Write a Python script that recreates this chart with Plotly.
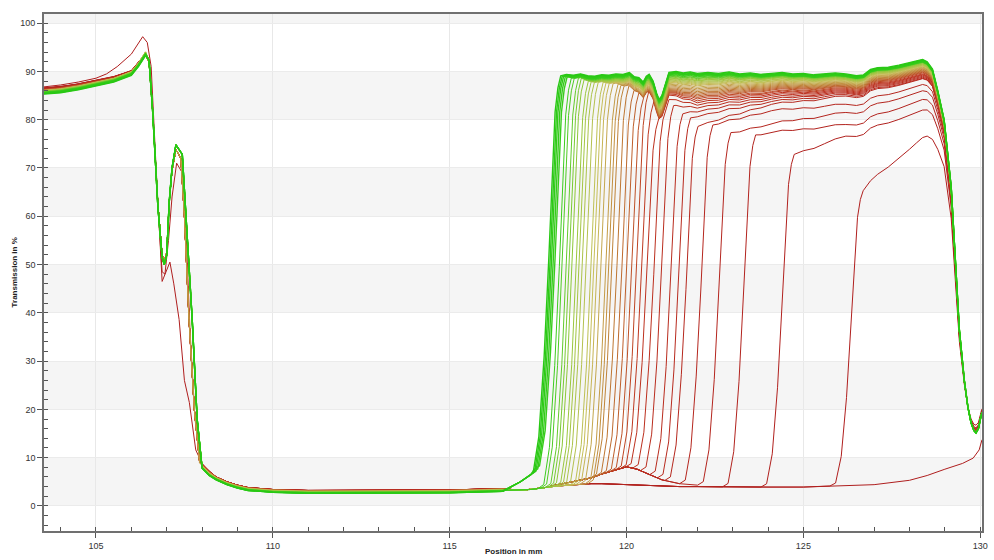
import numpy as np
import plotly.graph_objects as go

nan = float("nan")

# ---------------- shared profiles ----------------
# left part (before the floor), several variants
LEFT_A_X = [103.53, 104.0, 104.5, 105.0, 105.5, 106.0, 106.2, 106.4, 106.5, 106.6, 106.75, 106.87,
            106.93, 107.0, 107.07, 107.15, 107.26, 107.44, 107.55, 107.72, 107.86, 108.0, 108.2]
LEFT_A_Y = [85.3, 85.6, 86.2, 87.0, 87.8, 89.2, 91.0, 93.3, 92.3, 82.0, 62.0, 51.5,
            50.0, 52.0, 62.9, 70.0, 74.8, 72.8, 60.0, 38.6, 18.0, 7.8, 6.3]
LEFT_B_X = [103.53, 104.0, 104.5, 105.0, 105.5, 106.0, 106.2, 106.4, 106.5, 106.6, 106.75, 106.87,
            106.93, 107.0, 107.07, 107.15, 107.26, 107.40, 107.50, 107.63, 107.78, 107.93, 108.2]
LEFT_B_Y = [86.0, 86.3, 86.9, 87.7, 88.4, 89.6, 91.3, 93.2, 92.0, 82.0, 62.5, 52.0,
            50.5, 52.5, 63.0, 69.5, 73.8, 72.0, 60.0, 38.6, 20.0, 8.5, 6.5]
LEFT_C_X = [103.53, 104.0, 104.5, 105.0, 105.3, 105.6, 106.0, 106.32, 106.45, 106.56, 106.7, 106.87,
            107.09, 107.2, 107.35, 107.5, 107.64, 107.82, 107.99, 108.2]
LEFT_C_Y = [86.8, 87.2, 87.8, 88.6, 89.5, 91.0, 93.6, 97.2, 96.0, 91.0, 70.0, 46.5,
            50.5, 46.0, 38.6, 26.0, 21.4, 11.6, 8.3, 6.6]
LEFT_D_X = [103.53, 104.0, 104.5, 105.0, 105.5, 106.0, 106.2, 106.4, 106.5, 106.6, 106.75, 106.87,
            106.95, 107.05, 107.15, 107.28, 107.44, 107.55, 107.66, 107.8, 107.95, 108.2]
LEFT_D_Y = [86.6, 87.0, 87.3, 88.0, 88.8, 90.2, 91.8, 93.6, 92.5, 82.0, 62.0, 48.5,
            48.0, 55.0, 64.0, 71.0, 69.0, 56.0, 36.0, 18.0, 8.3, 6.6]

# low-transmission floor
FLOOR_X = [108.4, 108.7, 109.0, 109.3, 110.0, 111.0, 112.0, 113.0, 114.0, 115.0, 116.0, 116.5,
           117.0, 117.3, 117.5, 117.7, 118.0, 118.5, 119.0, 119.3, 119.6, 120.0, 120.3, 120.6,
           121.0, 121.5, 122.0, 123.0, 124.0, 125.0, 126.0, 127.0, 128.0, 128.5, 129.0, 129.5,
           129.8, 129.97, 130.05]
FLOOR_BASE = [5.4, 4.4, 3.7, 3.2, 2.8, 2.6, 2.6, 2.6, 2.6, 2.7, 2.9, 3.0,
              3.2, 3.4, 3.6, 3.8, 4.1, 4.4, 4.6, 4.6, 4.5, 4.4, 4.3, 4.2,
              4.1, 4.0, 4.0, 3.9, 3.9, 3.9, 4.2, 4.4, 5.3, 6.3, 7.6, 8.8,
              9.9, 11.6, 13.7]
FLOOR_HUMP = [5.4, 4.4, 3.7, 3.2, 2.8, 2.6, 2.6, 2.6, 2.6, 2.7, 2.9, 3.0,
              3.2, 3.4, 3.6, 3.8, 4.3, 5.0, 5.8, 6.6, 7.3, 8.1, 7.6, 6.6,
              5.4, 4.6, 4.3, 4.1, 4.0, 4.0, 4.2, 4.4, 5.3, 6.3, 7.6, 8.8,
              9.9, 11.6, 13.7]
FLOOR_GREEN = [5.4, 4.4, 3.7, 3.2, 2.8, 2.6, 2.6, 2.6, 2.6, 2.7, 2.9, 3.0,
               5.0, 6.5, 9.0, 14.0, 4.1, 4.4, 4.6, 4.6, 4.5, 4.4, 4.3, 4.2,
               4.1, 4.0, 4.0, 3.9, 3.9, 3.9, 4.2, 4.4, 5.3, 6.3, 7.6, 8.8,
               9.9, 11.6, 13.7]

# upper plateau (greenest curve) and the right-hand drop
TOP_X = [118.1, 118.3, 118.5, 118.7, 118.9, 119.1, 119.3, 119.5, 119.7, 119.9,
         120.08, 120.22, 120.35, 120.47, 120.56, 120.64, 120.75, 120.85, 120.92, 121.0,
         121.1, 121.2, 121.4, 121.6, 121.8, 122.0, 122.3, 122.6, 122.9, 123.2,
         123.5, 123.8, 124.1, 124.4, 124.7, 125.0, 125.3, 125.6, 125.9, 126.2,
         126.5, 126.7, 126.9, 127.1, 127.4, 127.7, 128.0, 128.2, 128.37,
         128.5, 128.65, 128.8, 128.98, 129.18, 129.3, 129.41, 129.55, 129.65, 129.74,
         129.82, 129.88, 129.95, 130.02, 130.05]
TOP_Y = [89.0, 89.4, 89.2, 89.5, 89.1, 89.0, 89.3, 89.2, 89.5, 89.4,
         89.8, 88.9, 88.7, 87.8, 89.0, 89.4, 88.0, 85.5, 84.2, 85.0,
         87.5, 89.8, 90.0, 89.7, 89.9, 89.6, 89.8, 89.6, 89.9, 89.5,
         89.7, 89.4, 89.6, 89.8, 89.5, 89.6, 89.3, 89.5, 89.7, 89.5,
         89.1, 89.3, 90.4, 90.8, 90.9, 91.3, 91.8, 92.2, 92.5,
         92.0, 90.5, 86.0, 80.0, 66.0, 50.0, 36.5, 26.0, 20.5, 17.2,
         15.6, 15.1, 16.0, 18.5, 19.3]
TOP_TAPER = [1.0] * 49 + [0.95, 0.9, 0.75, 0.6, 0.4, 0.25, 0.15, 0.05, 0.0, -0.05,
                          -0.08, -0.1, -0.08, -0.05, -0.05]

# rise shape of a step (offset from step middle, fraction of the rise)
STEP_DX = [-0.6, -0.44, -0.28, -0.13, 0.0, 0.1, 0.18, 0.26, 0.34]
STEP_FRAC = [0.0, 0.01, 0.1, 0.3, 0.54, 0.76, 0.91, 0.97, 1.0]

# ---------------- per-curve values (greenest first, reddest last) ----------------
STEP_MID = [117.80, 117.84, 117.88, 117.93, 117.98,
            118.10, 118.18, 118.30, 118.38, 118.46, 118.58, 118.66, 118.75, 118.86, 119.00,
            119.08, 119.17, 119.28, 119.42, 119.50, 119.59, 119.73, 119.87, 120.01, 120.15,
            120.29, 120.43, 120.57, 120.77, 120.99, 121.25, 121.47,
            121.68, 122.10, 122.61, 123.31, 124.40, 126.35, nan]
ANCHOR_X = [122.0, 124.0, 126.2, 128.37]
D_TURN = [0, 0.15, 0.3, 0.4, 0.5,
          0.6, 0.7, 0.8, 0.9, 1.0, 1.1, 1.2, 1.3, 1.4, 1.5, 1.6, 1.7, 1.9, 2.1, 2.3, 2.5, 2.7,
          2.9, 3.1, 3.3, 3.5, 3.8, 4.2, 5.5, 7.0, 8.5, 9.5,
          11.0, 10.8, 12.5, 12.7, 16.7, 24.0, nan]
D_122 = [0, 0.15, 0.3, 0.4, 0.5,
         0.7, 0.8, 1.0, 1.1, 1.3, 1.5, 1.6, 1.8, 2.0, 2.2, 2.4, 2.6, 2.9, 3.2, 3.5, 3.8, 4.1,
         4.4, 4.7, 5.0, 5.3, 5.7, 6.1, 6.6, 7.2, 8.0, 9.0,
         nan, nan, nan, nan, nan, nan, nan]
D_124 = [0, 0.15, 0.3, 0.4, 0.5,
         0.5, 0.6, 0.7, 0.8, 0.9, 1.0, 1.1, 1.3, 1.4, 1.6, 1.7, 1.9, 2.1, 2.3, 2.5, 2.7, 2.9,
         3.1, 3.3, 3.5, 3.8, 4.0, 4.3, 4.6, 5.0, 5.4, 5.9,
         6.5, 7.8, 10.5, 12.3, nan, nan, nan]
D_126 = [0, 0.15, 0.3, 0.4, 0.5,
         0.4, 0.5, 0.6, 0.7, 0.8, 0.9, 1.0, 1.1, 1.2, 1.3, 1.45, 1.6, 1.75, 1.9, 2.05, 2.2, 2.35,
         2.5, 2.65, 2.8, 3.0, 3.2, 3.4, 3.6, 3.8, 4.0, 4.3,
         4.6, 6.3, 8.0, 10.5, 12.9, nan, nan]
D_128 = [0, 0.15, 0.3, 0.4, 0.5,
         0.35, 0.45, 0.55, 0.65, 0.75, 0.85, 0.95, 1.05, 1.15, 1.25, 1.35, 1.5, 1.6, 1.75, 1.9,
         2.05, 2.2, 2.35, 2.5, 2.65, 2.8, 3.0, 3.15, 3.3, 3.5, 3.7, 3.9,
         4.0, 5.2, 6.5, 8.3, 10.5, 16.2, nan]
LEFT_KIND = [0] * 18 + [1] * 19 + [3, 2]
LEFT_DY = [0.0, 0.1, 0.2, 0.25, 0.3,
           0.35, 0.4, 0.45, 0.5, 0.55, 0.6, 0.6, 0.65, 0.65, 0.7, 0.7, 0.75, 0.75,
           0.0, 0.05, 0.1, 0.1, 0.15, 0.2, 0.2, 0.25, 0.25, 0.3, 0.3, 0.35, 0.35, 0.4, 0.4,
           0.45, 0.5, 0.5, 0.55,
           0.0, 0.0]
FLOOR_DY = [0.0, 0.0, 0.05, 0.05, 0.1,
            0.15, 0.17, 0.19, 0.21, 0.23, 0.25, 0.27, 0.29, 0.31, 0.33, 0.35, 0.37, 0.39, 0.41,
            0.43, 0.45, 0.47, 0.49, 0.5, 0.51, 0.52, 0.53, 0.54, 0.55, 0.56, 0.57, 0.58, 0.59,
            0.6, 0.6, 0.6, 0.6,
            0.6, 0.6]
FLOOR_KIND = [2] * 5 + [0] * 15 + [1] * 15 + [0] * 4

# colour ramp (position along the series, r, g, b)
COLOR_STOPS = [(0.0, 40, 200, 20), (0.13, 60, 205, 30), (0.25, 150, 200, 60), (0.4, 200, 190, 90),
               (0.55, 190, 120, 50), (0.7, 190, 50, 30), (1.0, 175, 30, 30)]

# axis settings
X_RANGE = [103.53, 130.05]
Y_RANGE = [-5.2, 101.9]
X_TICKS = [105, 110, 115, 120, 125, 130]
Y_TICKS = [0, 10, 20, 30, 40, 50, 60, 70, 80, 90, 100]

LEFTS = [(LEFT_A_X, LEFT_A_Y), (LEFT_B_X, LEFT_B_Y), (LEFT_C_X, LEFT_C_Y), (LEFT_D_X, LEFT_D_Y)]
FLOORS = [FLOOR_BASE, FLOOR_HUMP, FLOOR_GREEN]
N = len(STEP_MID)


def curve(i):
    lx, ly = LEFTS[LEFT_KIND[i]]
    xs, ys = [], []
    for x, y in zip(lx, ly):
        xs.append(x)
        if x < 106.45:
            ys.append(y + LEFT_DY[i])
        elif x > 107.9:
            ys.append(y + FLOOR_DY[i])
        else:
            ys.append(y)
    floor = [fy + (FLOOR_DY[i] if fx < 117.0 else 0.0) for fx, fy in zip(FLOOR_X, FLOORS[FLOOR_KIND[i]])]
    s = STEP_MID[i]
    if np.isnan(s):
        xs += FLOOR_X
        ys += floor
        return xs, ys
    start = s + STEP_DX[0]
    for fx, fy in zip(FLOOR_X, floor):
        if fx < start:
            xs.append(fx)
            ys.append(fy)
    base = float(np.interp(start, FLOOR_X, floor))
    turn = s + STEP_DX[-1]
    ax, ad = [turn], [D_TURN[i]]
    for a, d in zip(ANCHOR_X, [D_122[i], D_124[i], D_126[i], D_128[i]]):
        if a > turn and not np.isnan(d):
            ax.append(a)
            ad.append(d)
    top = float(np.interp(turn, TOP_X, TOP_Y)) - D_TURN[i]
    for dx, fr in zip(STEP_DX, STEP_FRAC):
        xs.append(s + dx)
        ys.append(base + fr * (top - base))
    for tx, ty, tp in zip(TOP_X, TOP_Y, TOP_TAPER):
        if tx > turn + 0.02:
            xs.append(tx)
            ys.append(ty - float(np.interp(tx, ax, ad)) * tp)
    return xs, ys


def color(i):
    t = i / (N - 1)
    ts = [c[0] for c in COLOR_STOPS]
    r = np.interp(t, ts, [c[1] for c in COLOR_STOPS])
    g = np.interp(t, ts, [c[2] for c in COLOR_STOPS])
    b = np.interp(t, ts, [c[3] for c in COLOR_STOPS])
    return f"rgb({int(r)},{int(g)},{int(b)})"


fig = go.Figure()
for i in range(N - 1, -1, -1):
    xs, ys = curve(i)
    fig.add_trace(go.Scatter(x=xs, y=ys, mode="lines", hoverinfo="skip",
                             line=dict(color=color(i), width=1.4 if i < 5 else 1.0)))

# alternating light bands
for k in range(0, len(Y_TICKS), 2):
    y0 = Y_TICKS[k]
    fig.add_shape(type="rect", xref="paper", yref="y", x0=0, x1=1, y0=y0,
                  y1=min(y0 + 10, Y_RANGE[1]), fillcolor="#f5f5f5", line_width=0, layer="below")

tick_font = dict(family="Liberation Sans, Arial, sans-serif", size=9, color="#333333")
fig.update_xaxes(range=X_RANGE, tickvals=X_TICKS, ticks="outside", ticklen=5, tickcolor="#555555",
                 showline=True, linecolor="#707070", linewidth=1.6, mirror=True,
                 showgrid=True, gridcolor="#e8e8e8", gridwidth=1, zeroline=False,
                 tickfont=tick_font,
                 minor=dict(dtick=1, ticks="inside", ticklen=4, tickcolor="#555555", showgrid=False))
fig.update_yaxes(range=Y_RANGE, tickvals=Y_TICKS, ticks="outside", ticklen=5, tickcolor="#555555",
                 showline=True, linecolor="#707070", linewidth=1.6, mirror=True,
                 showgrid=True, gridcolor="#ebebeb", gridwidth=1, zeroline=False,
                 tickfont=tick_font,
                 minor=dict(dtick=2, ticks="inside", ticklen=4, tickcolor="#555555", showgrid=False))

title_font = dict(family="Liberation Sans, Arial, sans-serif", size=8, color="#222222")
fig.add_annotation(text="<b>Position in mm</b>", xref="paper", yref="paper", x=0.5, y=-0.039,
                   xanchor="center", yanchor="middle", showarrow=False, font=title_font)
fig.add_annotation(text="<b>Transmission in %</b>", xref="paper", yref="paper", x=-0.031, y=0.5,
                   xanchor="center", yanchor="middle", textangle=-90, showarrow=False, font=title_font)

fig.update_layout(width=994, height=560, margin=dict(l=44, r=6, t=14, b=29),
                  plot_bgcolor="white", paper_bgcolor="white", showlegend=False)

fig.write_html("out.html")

THE PROBLEM
The lines from the start of the data through the line that contains "48.0, 55.0, 64.0, 71.0, 69.0, 56.0, 36.0, 18.0, 8.3, 6.6]" are to be returned exactly, please, with both ends included and every picture left out.

ANSWER TO THIS TASK
Write a Python script that recreates this chart with Plotly.
import numpy as np
import plotly.graph_objects as go

nan = float("nan")

# ---------------- shared profiles ----------------
# left part (before the floor), several variants
LEFT_A_X = [103.53, 104.0, 104.5, 105.0, 105.5, 106.0, 106.2, 106.4, 106.5, 106.6, 106.75, 106.87,
            106.93, 107.0, 107.07, 107.15, 107.26, 107.44, 107.55, 107.72, 107.86, 108.0, 108.2]
LEFT_A_Y = [85.3, 85.6, 86.2, 87.0, 87.8, 89.2, 91.0, 93.3, 92.3, 82.0, 62.0, 51.5,
            50.0, 52.0, 62.9, 70.0, 74.8, 72.8, 60.0, 38.6, 18.0, 7.8, 6.3]
LEFT_B_X = [103.53, 104.0, 104.5, 105.0, 105.5, 106.0, 106.2, 106.4, 106.5, 106.6, 106.75, 106.87,
            106.93, 107.0, 107.07, 107.15, 107.26, 107.40, 107.50, 107.63, 107.78, 107.93, 108.2]
LEFT_B_Y = [86.0, 86.3, 86.9, 87.7, 88.4, 89.6, 91.3, 93.2, 92.0, 82.0, 62.5, 52.0,
            50.5, 52.5, 63.0, 69.5, 73.8, 72.0, 60.0, 38.6, 20.0, 8.5, 6.5]
LEFT_C_X = [103.53, 104.0, 104.5, 105.0, 105.3, 105.6, 106.0, 106.32, 106.45, 106.56, 106.7, 106.87,
            107.09, 107.2, 107.35, 107.5, 107.64, 107.82, 107.99, 108.2]
LEFT_C_Y = [86.8, 87.2, 87.8, 88.6, 89.5, 91.0, 93.6, 97.2, 96.0, 91.0, 70.0, 46.5,
            50.5, 46.0, 38.6, 26.0, 21.4, 11.6, 8.3, 6.6]
LEFT_D_X = [103.53, 104.0, 104.5, 105.0, 105.5, 106.0, 106.2, 106.4, 106.5, 106.6, 106.75, 106.87,
            106.95, 107.05, 107.15, 107.28, 107.44, 107.55, 107.66, 107.8, 107.95, 108.2]
LEFT_D_Y = [86.6, 87.0, 87.3, 88.0, 88.8, 90.2, 91.8, 93.6, 92.5, 82.0, 62.0, 48.5,
            48.0, 55.0, 64.0, 71.0, 69.0, 56.0, 36.0, 18.0, 8.3, 6.6]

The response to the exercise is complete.